The finery of the Sultans' courts in Cairo and Constantinople -- long the greatest city of the Christian Roman Empire, until it was finally captured by the Turks in 1453 -- was a rare clue, for Italian artists, to what the long-lost finery of the Romans might have looked like.
When Giovanni Bellini painted his great "Feast of the Gods," in Washington's own National Gallery, he chose to show the residents of Mount Olympus partying with precious ceramics and inlaid metalwork recently imported from the East.
And when Venetian painters wanted to show the Roman-ruled Near East of Christ's apostles, what could be more logical than to imagine that it looked rather as the Holy Land looked in their own day, with minarets and camels and exotic people in turbans? They show Eastern dress as a way to add precision to the antique setting of the scene. Maybe it's not about commenting on contemporary religious relations between Islam and Christianity; it could be about making the history-- the Roman history -- in it more accurate.
I'm stealing some ideas here, in true Venetian style. In recent years, art historian Alexander Nagel has made waves in academia by insisting that Renaissance ideas about antiquity were very flexible, and full of such creative anachronisms. For Renaissance artists and thinkers, the classical world included many kinds of objects we simply can't imagine as ancient: They took 12th-century Italian manuscripts as guides for re-creating Roman ones; they regularly dated recent Byzantine icons and mosaics back to classical antiquity. (They claimed that some would have been made by St. Luke himself.)
One 15th-century Italian, looking at a delegation of Christian clerics and leaders who visited from Greek-speaking Constantinople in 1438, commented on how the delegation's clothes bore certain witness to the costumes of ancient Greece from almost two millennia before. In Renaissance art, classical Greek figures such as Aristotle, along with the Roman emperor Constantine and Pontius Pilate himself, came to be shown wearing the exotic outfits of their distant descendants in Byzantine Constantinople. (Who, by the way, always called themselves "Romans," and were indeed the direct political and cultural heirs to the ancient Roman empire.)

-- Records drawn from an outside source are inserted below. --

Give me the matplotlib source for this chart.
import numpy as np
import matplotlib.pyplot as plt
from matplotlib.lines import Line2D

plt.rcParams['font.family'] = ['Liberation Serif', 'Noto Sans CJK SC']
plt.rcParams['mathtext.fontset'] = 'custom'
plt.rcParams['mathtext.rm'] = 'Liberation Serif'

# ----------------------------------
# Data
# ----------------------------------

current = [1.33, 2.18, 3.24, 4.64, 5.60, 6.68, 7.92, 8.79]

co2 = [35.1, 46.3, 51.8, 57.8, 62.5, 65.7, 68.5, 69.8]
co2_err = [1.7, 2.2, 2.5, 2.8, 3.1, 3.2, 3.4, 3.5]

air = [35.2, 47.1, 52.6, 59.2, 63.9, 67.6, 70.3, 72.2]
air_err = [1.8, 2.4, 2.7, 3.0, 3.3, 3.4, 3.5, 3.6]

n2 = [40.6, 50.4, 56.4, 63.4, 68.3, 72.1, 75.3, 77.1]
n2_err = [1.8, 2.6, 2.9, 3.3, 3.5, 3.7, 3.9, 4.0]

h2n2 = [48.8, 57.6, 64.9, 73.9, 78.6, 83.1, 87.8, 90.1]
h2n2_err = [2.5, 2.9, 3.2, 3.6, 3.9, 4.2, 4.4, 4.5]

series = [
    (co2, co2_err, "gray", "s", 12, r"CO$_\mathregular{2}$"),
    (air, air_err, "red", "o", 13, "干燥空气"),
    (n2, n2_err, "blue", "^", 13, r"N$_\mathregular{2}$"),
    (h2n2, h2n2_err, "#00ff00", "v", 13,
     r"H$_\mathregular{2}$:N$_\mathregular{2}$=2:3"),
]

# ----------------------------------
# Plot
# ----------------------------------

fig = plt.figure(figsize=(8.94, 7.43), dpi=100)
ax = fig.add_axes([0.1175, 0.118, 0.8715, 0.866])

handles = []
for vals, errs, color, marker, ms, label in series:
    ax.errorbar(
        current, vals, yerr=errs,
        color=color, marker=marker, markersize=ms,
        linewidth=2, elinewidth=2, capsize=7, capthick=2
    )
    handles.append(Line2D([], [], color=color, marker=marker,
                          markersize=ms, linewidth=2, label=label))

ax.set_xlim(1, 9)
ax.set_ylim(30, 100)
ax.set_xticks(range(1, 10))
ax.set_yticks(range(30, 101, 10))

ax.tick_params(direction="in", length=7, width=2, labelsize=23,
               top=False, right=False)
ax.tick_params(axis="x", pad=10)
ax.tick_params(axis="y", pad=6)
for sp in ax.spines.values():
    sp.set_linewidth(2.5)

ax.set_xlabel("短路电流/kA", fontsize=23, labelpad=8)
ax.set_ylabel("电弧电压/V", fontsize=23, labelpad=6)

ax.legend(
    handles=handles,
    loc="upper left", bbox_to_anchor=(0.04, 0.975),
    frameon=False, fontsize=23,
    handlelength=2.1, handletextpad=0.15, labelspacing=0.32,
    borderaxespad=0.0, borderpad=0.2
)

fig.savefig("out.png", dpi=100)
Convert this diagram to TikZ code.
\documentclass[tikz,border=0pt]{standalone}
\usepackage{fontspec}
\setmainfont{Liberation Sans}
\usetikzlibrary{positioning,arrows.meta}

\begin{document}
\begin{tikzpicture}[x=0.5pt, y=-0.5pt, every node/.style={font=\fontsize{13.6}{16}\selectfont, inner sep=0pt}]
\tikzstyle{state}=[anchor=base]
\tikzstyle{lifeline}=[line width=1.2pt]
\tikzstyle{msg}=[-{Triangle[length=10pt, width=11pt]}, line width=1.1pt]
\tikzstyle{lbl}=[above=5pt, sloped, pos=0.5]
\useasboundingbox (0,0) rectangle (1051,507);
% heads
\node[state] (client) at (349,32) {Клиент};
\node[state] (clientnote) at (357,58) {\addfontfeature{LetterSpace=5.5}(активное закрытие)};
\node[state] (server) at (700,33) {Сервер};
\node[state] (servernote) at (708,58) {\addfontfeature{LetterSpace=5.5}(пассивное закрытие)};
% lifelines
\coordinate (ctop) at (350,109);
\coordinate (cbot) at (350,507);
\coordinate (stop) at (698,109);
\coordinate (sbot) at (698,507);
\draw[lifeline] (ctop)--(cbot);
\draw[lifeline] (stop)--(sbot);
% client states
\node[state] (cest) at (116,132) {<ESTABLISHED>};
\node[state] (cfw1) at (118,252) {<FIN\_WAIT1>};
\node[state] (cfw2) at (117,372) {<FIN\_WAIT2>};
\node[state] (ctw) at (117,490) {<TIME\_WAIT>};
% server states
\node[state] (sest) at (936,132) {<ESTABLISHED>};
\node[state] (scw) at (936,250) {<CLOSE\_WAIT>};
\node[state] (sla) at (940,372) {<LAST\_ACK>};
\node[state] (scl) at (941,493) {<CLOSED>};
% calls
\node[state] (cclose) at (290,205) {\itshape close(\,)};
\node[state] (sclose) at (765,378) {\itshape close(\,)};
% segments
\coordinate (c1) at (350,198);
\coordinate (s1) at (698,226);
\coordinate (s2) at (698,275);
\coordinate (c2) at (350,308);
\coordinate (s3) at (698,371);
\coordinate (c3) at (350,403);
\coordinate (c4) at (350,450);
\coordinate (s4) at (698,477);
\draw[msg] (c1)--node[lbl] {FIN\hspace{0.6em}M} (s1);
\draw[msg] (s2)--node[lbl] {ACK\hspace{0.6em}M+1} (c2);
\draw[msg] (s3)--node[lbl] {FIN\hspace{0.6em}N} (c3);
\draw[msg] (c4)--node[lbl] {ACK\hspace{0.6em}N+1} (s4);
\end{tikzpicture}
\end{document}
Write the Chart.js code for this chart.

These "mistakes" don't mean that the great minds of the Italian Renaissance were in fact dunces; it's just that their ideas of what could count as historical evidence were very different from ours. I'd argue that the objects now at the Met suggest that Renaissance notions of antiquity were so very flexible that they could even include features that to us look purely Islamic.
This show includes the Chair of St. Peter, a famous bishop's throne crudely cut from stone, which had pride of place for centuries in an important church (San Pietro in Castello, then the city's cathedral) in the remote east end of Venice. From medieval times, the throne was said to be the very seat from which the great apostle Peter led his diocese in Antioch, now Antakya in Turkey. Yet the back of this absolutely Christian seat is made from a slab bearing an Arabic inscription -- a verse from the Koran, in fact -- cut off from a Muslim tombstone or possibly an imam's chair. Arabic may not have been spoken in Antioch around the time of Christ, when the city was a major Roman center, but for Italians living some 1,500 years later, Arabic script (which few could read) stood for that far-off time and place.
Rosamond Mack, a scholar at the National Gallery, has pointed out that Muslim scripts, or imitations of them, were also regularly used as decoration on the splendid robes of Christ and Mary in Italian paintings, and even, in at least one picture, on the armor of the Roman soldiers present at the Crucifixion. Drawings documenting that 1438 delegation show the Byzantine emperor himself wearing grand Ottoman robes with Arabic inscriptions. If a modern "Roman" wore such clothes, why not his greatest ancestors?
For Italian artists and their patrons, such magnificence -- even when it came with a Muslim accent -- was a necessary feature of the mythically great and wealthy culture that had ruled the world from Rome for centuries, including at the time of Christ.
That's why this show's painting of "St. Mark Baptizing Anianus," made in Venice by Giovanni Mansueti about 1518, features an elaborate architecture of classical arches and columns in colored marbles and gold, and then peoples it with turban-wearing Muslims in exquisite silks. The standard view is that the picture naively shows Alexandria, where the baptism of this unbeliever would have taken place around A.D. 42, as though it were an ideal Renaissance town, but with some modern infidels thrown in to emphasize the battle of the Christian West against the Muslim East. I believe that gets things backward: It's the Italian towns of the Renaissance that came to be modeled on the carefully considered, exuberant view of Roman antiquity offered in paintings like this -- which come complete with "accurate" depictions of the inhabitants of ancient lands, meant to guarantee the authenticity of the entire antique scene.
In a picture of St. Stephen preaching in Jerusalem, Mansueti's colleague Vittore Carpaccio fills his classical setting with what are (to us) clearly "Roman" triumphal arches and columns, mixed in with a crowd of towering Islamic minarets, and doesn't distinguish in any way between the two. Great engineering feats of any kind made sense, to a Renaissance mind, as signs of Roman culture.
Venetians such as Carpaccio may have understood the classical world better than almost anyone in Europe. In fact, they came closer to living it than most: Their city had always had the closest contacts with the Byzantine "Roman Empire" of Constantinople. They had always looked for power and profit to the eastern and southern Mediterranean, just as the Romans had.
That's how they picked up all the Islamic goods and skills that, for them, stood for the greatness of antiquity.